Leitsatz (amtlich)

Finanzierungskosten, die durch den Abschluss eines Vertrages über eine sofort beginnende Leibrentenversicherungsleistung gegen Zahlung eines Einmalbetrages veranlasst sind, können als Werbungskosten bei den Einkünften aus wiederkehrenden Bezügen abziehbar sein, wenn der Rentenberechtigte (Steuerpflichtiger) nach den gegebenen Umständen, vor allem im Hinblick auf seine (statistische) Lebenserwartung bei Vertragsschluss, damit rechnen kann, dass die Einnahmen (in Höhe der Ertragsanteile) den Finanzierungsaufwand übersteigen.

 

Sachverhalt

Die Kläger, 1954 geborene Eheleute, schlossen 1991 mit der englischen X-Versicherung einen sofort beginnenden Rentenversicherungsvertrag gegen Einmalzahlung von 120 000 DM (41 293 Pfund Sterling x 2,906 DM). Der Vertrag garantiert eine Rentenzahlung von jährlich 4086,99 Pfund Sterling für die Zeit bis zum Tod des längstlebenden Rentenberechtigten. Den Einmalbeitrag finanzierten die Kläger durch ein Darlehen der Landeskreditbank Z (Auszahlung 90%; 10% Disagio). Der Zinssatz war für die ersten zehn Jahre auf 7,68 % festgelegt, danach neu zu vereinbaren. Zumindest für die ersten zehn Jahre galt Tilgungsfreiheit. In ihrer ESt-Erklärung für das Streitjahr 1991 machten die Kläger Werbungskosten nach § 22 Nr. 1 Satz 3 Buchst. a EStG von 17 989 DM geltend (13 717 DM Disagio und Bearbeitungsgebühr, 4 115 DM Vermittlungsgebühr und 157 DM für Überweisung des Darlehensbetrags). Für das Streitjahr 1992 errechneten die Kläger einen Werbungskosten-Überschuss von 5 094 DM. Das Finanzamt erkannte die Werbungskosten-Überschüsse nicht an, weil die Kläger keine Überschusserzielungsabsicht besessen hätten. Das FG gab der Klage statt[1]. Der BFH bestätigte die Vorentscheidung.

 

Entscheidungsgründe

Dem FG ist darin zu folgen, dass sich die Frage der Besteuerung im Streitfall allein nach deutschem ESt-Recht richtet[2]. Beizupflichten ist dem FG auch hinsichtlich der Kriterien, die für seine Entscheidung maßgeblich waren, die Überschusserzielungsabsicht der Kläger bei Abschluss des Rentenvertrages anzuerkennen. Bei den sonstigen Einkünften aus Leibrenten kommt es auf den mutmaßlichen Überschuss der Ertragsanteile über die Werbungskosten an. Hinsichtlich der dabei anzusetzenden Beträge gehen die ständige Rechtsprechung, Verwaltungspraxis und h.M. bislang selbstverständlich vom Nennbetrag der im Prognosezeitraum wahrscheinlich erzielbaren Einnahmen und anfallenden Aufwendungen aus. Daran ist festzuhalten. Hiermit unvereinbar ist die Beurteilung der Überschusserzielungsabsicht anhand der vom Finanzamt befürworteten Barwertmethode.

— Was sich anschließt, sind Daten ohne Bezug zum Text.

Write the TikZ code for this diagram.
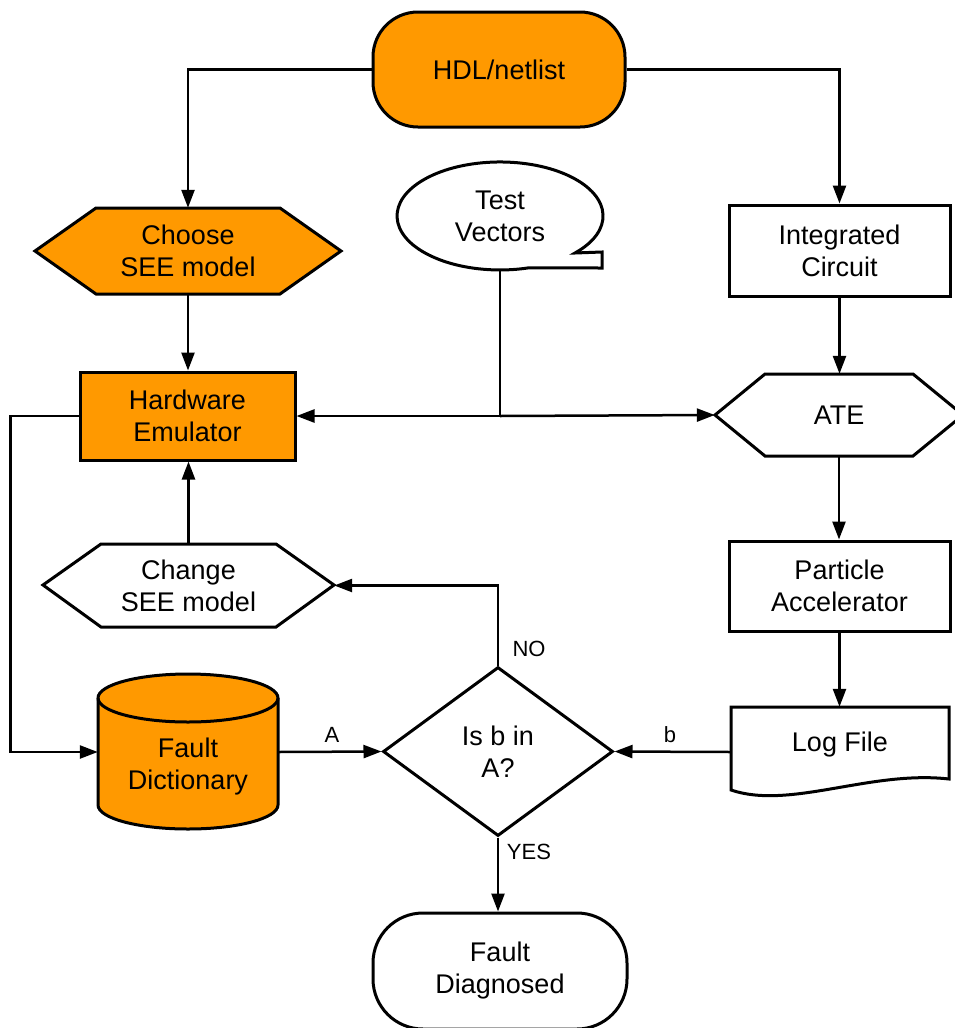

Als innere Tatsache muss sich die Einkünfteerzielungsabsicht anhand objektiver äußerer Merkmale erweisen, zu denen der Erfolg in Gestalt eines Gewinns bzw. Überschusses als wichtiges, nicht aber einziges Beweisanzeichen gehört. Auf den Umfang des Erfolges kommt es dabei, jedenfalls in Fällen des § 22 Nr. 1 Satz 3 Buchst. a EStG, nicht entscheidend an. Für das Streben nach Erfolg kann auch ein "bescheidener Überschuss" als Indiz ausreichen[3].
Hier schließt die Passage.